Whats more is that for the next year and a half, these meetings would rapidly take place in districts, and then to provincial capitals, building up to a mass of deals in which government forces agreed to give up their arms in the face of a Taliban attack. This is according to over a dozen Afghan police officers, special forces troops and other troops. Hence why as soon the Taliban would enter a provincial city they would be met with surrender. One special forces officer, speaking on these Afghan officials who took these Taliban bribes, said: “Some just wanted the money”. But he also added that other officials knew that the Taliban were going to unleash a full attack once the Americans withdrew and thus wanted to secure their position on the winning side by establishing a surrender for the terrorists. When the Taliban overran the city of Kunduz, tribal leaders mediated a deal with the Taliban that guaranteed the mass surrender of all the troops in the city and the handing over of the last government-controlled base to the Taliban. The same thing happened in Herat where, in just one night, the governor, the top interior Ministry, intelligence officials and hundreds of troops all surrendered their positions to the Taliban.

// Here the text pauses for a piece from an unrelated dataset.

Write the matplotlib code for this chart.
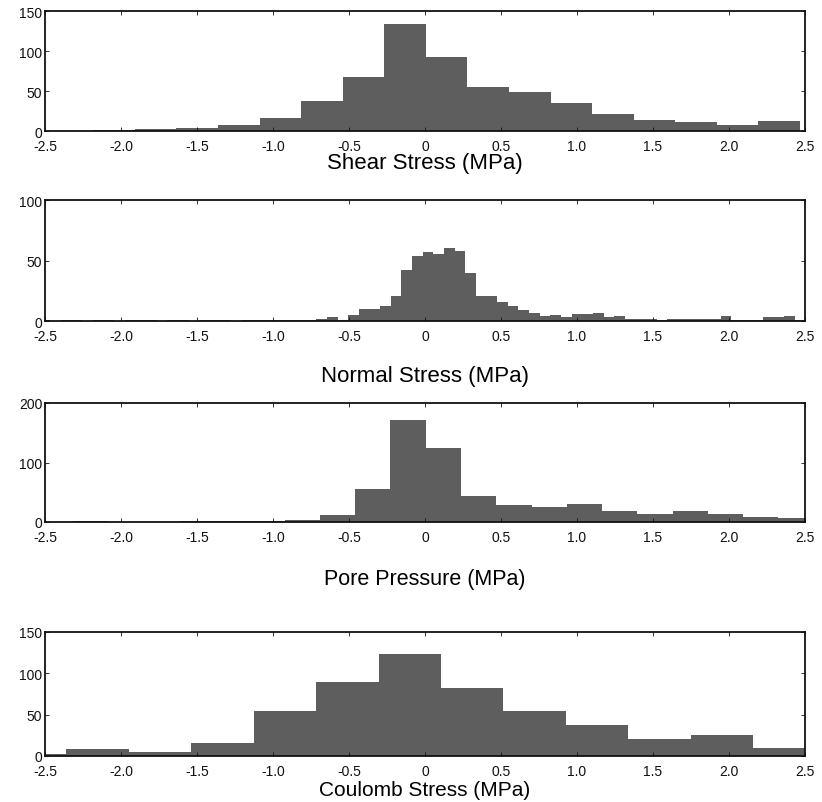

Here is another thing that should shock people: the commandos of Afghanistan, who were very willing to fight, were ordered by the Kabul government to drop their arms. As the NPR report states:
“As the Taliban advanced throughout the country during those final weeks, the commandos faced a chilling reality. One commando from the south told us that no one in his unit wanted to surrender. They were there to fight the Taliban. But the Kabul government ordered them to lay down their arms.
“We were no longer safe,” the commando said. “We had to take refuge in our friends’ houses, and now we are hiding.”
Another commando from the Kabul unit shared a similar story. “Yes, everybody hide themselves, and I’m really scared and I have not been outside like three days, four days,” he said.
Once all the commando units throughout the country broke down, the Kabul unit was the last one standing. “We didn’t fight because the government didn’t say you have to fight it,” the Kabul commando said. “The Ministry of Defense didn’t say you have to fight.” It’s a political decision, he added — it’s not about the willingness to fight.”
The Washington Post recounts a story in which a commando was ordered to stand down:
“An Afghan special forces officer stationed in Kandahar who had been assigned to protect a critical border crossing recalled being ordered by a commander to surrender. “We want to fight! If we surrender, the Taliban will kill us,” the special forces officer said.
“Don’t fire a single shot,” the unit’s commander told them as the Taliban swarmed the area, the officer later recounted. The border police surrendered immediately, leaving the special forces unit on its own. A second officer confirmed his colleague’s recollection of the events.”
Lesson learned. America should never trust any Muslim country.